# [AIM]
Starting at the line that contains "Reproduce this diagram with SVG.", write out every line through the last one in the records below, word for word. Leave out any pictures.

# [Plotting code records]
****************

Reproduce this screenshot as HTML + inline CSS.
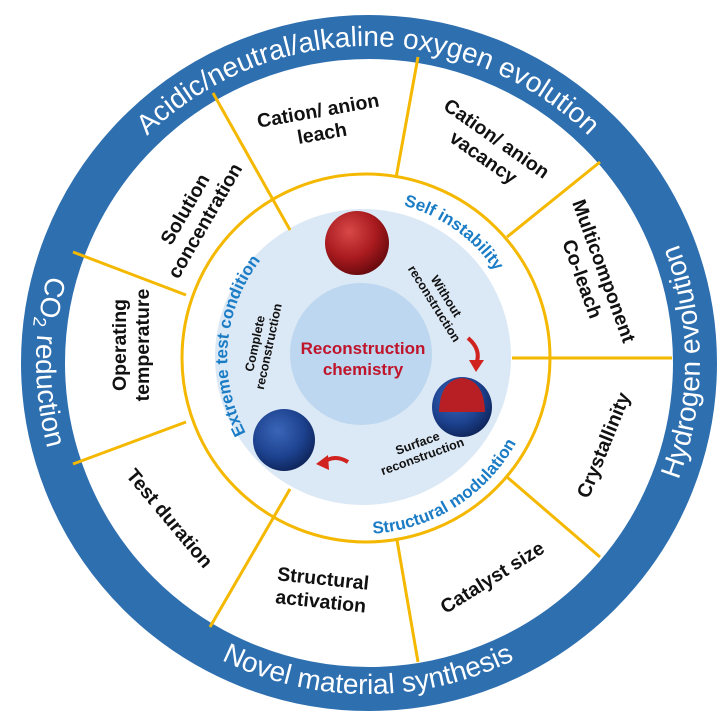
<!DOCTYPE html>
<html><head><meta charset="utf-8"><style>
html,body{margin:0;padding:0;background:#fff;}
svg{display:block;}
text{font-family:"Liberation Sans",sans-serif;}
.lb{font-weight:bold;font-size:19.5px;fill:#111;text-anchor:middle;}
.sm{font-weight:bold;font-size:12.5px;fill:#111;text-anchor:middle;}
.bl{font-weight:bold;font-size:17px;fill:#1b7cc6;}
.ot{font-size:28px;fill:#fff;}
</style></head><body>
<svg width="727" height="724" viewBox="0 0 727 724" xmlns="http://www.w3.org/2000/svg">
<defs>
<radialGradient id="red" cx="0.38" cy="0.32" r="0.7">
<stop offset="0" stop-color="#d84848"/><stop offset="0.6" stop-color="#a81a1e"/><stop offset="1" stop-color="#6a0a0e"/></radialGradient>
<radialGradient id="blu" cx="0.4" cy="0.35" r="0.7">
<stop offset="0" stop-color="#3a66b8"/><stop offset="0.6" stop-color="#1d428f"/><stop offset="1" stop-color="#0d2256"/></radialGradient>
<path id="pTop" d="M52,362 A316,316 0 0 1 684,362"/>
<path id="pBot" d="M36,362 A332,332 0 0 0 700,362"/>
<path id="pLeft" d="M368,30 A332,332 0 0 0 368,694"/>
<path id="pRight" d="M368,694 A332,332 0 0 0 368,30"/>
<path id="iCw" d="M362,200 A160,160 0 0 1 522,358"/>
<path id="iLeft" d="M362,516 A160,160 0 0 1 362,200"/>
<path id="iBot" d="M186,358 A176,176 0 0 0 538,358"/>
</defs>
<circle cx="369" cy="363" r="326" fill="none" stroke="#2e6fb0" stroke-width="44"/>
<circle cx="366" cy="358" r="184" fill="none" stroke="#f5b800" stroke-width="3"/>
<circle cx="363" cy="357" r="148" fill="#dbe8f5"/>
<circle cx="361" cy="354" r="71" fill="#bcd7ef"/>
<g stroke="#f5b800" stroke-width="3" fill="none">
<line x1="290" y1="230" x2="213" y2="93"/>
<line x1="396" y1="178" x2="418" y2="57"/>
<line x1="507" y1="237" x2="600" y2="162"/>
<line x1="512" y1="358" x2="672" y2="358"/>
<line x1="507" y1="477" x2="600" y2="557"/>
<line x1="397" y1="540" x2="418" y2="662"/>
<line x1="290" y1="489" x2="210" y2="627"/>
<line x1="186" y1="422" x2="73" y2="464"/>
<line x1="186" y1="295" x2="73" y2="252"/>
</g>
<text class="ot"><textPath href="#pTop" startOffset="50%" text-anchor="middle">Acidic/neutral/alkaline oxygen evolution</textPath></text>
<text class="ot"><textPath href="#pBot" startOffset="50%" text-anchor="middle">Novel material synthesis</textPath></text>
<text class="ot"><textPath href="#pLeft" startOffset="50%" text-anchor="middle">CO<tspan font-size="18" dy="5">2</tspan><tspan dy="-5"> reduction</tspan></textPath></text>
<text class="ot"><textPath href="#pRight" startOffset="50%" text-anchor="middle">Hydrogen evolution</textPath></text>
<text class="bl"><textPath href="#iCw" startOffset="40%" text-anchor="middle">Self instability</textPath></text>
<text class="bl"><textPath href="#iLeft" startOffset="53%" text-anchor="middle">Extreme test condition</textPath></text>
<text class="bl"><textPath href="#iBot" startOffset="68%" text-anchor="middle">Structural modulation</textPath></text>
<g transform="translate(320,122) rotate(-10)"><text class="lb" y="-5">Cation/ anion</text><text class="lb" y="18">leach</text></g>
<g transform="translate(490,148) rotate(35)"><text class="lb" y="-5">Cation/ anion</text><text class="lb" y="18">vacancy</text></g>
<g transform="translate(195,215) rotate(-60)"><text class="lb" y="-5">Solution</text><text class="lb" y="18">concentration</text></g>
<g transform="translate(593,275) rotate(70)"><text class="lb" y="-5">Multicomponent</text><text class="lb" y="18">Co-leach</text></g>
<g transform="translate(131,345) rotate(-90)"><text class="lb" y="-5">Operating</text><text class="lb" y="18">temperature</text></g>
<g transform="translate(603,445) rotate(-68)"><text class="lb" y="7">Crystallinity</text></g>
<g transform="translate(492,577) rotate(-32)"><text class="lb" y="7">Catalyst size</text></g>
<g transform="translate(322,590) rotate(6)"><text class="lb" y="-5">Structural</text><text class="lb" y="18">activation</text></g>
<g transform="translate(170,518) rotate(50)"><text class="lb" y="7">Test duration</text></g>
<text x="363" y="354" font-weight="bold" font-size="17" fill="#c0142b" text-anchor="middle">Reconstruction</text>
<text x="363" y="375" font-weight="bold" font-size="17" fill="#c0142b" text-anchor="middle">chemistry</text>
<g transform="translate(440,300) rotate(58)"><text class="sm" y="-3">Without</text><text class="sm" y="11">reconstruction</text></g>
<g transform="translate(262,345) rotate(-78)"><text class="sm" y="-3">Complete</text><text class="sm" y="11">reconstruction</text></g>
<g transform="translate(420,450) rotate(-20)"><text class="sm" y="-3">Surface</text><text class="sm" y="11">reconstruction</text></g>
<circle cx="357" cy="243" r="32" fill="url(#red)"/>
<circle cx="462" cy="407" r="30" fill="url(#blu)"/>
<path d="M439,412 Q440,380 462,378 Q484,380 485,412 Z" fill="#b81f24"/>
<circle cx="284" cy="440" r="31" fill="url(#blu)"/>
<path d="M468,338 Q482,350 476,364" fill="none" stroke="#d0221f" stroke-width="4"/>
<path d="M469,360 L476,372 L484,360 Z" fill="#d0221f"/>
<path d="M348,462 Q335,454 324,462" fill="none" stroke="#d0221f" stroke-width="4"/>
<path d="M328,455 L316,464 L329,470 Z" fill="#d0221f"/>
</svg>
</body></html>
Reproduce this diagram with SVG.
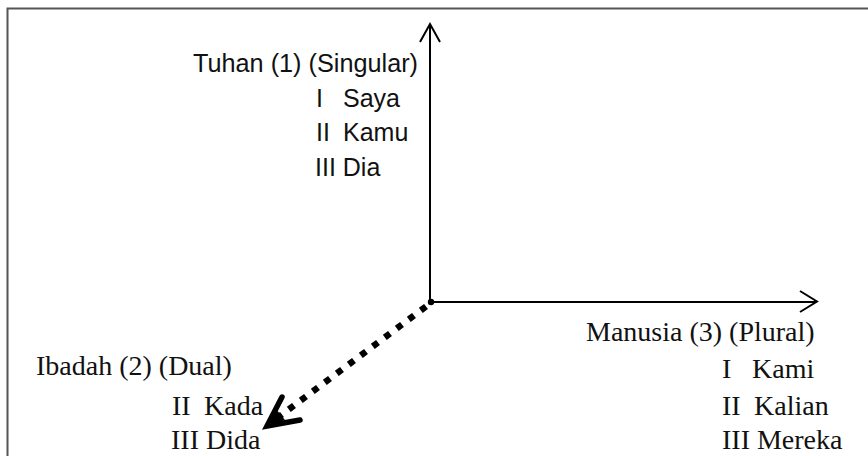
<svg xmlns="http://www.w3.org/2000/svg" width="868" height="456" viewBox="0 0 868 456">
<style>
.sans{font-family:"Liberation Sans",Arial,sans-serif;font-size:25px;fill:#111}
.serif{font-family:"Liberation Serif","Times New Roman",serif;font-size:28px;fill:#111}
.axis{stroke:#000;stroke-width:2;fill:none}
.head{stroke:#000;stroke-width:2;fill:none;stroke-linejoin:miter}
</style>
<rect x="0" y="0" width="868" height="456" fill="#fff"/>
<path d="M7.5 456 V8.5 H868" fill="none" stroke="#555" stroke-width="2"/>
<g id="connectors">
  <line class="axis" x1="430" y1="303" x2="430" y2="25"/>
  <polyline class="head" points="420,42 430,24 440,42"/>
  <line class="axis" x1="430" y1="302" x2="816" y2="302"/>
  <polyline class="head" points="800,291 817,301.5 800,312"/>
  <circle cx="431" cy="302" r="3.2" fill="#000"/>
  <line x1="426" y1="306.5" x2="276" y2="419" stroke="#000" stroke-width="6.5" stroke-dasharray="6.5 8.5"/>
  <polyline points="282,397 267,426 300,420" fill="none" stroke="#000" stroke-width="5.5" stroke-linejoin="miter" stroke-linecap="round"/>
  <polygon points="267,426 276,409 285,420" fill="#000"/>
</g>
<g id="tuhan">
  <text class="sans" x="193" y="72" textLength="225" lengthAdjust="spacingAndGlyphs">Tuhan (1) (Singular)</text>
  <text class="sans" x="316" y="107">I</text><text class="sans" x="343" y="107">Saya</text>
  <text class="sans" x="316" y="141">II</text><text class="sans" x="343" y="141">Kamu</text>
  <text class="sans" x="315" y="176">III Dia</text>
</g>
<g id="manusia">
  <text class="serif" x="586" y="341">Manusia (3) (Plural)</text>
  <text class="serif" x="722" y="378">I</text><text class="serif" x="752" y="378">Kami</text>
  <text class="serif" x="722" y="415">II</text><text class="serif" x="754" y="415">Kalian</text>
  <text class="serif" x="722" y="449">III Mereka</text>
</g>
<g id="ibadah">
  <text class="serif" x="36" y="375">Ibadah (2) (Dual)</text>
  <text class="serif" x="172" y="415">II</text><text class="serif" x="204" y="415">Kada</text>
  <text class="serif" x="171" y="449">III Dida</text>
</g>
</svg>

****************

# [ANSWER BELOW]
Reproduce this diagram with SVG.
<svg xmlns="http://www.w3.org/2000/svg" width="868" height="456" viewBox="0 0 868 456">
<style>
.sans{font-family:"Liberation Sans",Arial,sans-serif;font-size:25px;fill:#111}
.serif{font-family:"Liberation Serif","Times New Roman",serif;font-size:28px;fill:#111}
.axis{stroke:#000;stroke-width:2;fill:none}
.head{stroke:#000;stroke-width:2;fill:none;stroke-linejoin:miter}
</style>
<rect x="0" y="0" width="868" height="456" fill="#fff"/>
<path d="M7.5 456 V8.5 H868" fill="none" stroke="#555" stroke-width="2"/>
<g id="connectors">
  <line class="axis" x1="430" y1="303" x2="430" y2="25"/>
  <polyline class="head" points="420,42 430,24 440,42"/>
  <line class="axis" x1="430" y1="302" x2="816" y2="302"/>
  <polyline class="head" points="800,291 817,301.5 800,312"/>
  <circle cx="431" cy="302" r="3.2" fill="#000"/>
  <line x1="426" y1="306.5" x2="276" y2="419" stroke="#000" stroke-width="6.5" stroke-dasharray="6.5 8.5"/>
  <polyline points="282,397 267,426 300,420" fill="none" stroke="#000" stroke-width="5.5" stroke-linejoin="miter" stroke-linecap="round"/>
  <polygon points="267,426 276,409 285,420" fill="#000"/>
</g>
<g id="tuhan">
  <text class="sans" x="193" y="72" textLength="225" lengthAdjust="spacingAndGlyphs">Tuhan (1) (Singular)</text>
  <text class="sans" x="316" y="107">I</text><text class="sans" x="343" y="107">Saya</text>
  <text class="sans" x="316" y="141">II</text><text class="sans" x="343" y="141">Kamu</text>
  <text class="sans" x="315" y="176">III Dia</text>
</g>
<g id="manusia">
  <text class="serif" x="586" y="341">Manusia (3) (Plural)</text>
  <text class="serif" x="722" y="378">I</text><text class="serif" x="752" y="378">Kami</text>
  <text class="serif" x="722" y="415">II</text><text class="serif" x="754" y="415">Kalian</text>
  <text class="serif" x="722" y="449">III Mereka</text>
</g>
<g id="ibadah">
  <text class="serif" x="36" y="375">Ibadah (2) (Dual)</text>
  <text class="serif" x="172" y="415">II</text><text class="serif" x="204" y="415">Kada</text>
  <text class="serif" x="171" y="449">III Dida</text>
</g>
</svg>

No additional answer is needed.